Here are the highest tides (plus surge) ever recorded...
MAXIMUM TIDAL HEIGHT RECORDED IN VANCOUVER: 5.61 METRE (0.9 METRE SURGE)
MAXIMUM TIDAL HEIGHT RECORDED IN VICTORIA: 3.71 METRE (0.57 METRE SURGE)
These are important numbers, but it also illustrates how these records are in jeopardy every single year. For example, the highest tide possible for Vancouver is approximately 5.0 metres during a king tide event, which would require only a 0.6 metre surge to coincide during a king high tide to break the previous all-time record. Keep in mind, the return period for a 0.6 metre surge event is just over one year, on average; consequently, a storm surge of that magnitude happens fairly frequently.
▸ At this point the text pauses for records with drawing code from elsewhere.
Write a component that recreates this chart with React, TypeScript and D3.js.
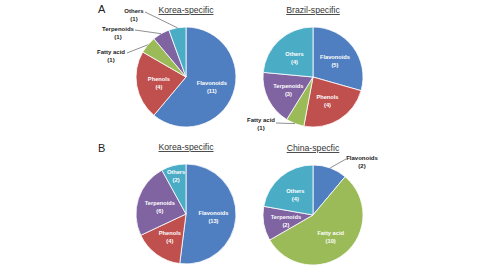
import React from 'react';
import * as d3 from 'd3';

// categories in drawing order (clockwise from 12 o'clock)
const koreaACats = ['Flavonoids', 'Phenols', 'Fatty acid', 'Terpenoids', 'Others'];
const koreaAValues = [11, 4, 1, 1, 1];
const brazilCats = ['Flavonoids', 'Phenols', 'Fatty acid', 'Terpenoids', 'Others'];
const brazilValues = [5, 4, 1, 3, 4];
const koreaBCats = ['Flavonoids', 'Phenols', 'Terpenoids', 'Others'];
const koreaBValues = [13, 4, 6, 2];
const chinaCats = ['Flavonoids', 'Fatty acid', 'Terpenoids', 'Others'];
const chinaValues = [2, 10, 2, 4];

const colors: Record<string, string> = {
  'Flavonoids': '#4f7fc0',
  'Phenols': '#c0504d',
  'Fatty acid': '#9bbb59',
  'Terpenoids': '#8064a2',
  'Others': '#4bacc6',
};

// labels drawn outside the pie with a leader line: text centre + leader start
const outside: Record<string, Record<string, { x: number; y: number; lx: number; ly: number }>> = {
  koreaA: {
    'Others': { x: 134, y: 13, lx: 145, ly: 12 },
    'Terpenoids': { x: 118, y: 31, lx: 135, ly: 30 },
    'Fatty acid': { x: 111, y: 54, lx: 127, ly: 53 },
  },
  brazil: {
    'Fatty acid': { x: 261, y: 122, lx: 276, ly: 123 },
  },
  china: {
    'Flavonoids': { x: 362, y: 160, lx: 346, ly: 159 },
  },
};

const R = 50;
const font = '"Liberation Sans", Arial, sans-serif';

const Pie = ({ id, cats, values, cx, cy, title }:
  { id: string; cats: string[]; values: number[]; cx: number; cy: number; title: string }) => {
  const data = cats.map((c, i) => ({ cat: c, value: values[i] }));
  const total = d3.sum(values);
  const pie = d3.pie<any>().sort(null).value(d => d.value);
  const arcs = pie(data);
  const arc = d3.arc<any>().innerRadius(0).outerRadius(R);
  const outs = outside[id] || {};

  return (
    <g>
      <text x={cx} y={cy - R - 14} textAnchor="middle" fontFamily={font} fontSize={8.7}
        fill="#333" textDecoration="underline">{title}</text>
      <g transform={`translate(${cx},${cy})`}>
        {arcs.map(a => (
          <path key={a.data.cat} d={arc(a) || ''} fill={colors[a.data.cat]}
            stroke="#fff" strokeWidth={0.8} />
        ))}
        {arcs.map(a => {
          if (outs[a.data.cat]) return null;
          const f = a.data.value / total < 0.1 ? 0.8 : 0.55;
          const [lx, ly] = d3.arc<any>().innerRadius(R * f).outerRadius(R * f).centroid(a);
          return (
            <text key={a.data.cat} x={lx} y={ly} textAnchor="middle" fontFamily={font}
              fontSize={5.7} fontWeight="bold" fill="#fff">
              <tspan x={lx} dy={-1}>{a.data.cat}</tspan>
              <tspan x={lx} dy={8}>({a.data.value})</tspan>
            </text>
          );
        })}
      </g>
      {arcs.map(a => {
        const o = outs[a.data.cat];
        if (!o) return null;
        const mid = (a.startAngle + a.endAngle) / 2;
        const ex = cx + Math.sin(mid) * R;
        const ey = cy - Math.cos(mid) * R;
        return (
          <g key={a.data.cat}>
            <line x1={o.lx} y1={o.ly} x2={ex} y2={ey} stroke="#444" strokeWidth={0.6} />
            <text x={o.x} y={o.y} textAnchor="middle" fontFamily={font} fontSize={6}
              fontWeight="bold" fill="#222">
              <tspan x={o.x} dy={0}>{a.data.cat}</tspan>
              <tspan x={o.x} dy={8}>({a.data.value})</tspan>
            </text>
          </g>
        );
      })}
    </g>
  );
};

const App = () => (
  <svg width={479} height={268} style={{ position: 'absolute', left: 0, top: 0, background: '#fff' }}>
    <text x={98} y={13} fontFamily={font} fontSize={11} fill="#222">A</text>
    <text x={98} y={152} fontFamily={font} fontSize={11} fill="#222">B</text>
    <Pie id="koreaA" cats={koreaACats} values={koreaAValues} cx={186} cy={77} title="Korea-specific" />
    <Pie id="brazil" cats={brazilCats} values={brazilValues} cx={313} cy={77} title="Brazil-specific" />
    <Pie id="koreaB" cats={koreaBCats} values={koreaBValues} cx={186} cy={214} title="Korea-specific" />
    <Pie id="china" cats={chinaCats} values={chinaValues} cx={313} cy={215} title="China-specfic" />
  </svg>
);

export default App;
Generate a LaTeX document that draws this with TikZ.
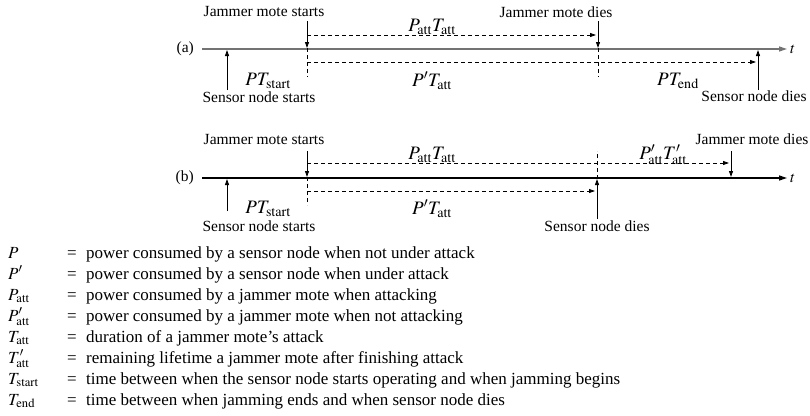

EL NINO FORECAST: EL NINO WATCH IN EFFECT
The latest update on the El Niño forecast give odds greater than 70% to see weak El Niño conditions this winter, courtesy of IRI/CPC:
The storm track, the exact trajectory of a low pressure system, remains the greatest influence on water levels, on a day-to-day or hour-by-hour basis. If a strong storm moves across Vancouver Island during a king tide, we're extremely susceptible to localized flooding. An example of a worst case scenario track is the graphic below:
The storm track is extremely tricky to predict in the long range, most of the systems that have impacted the B.C Coast this winter have had weaker pressure gradients (slower wind speeds), but high precipitable water values due to moisture transport from the tropics. Sea surface heights are also neutral along coastal British Columbia, but are slightly elevated because of 'the blob' offshore. With the El Niño anticipated to be on the weaker end or even neutral, significant coastal sea surface heights are not expected this winter season, which does limit the threat of coastal flooding.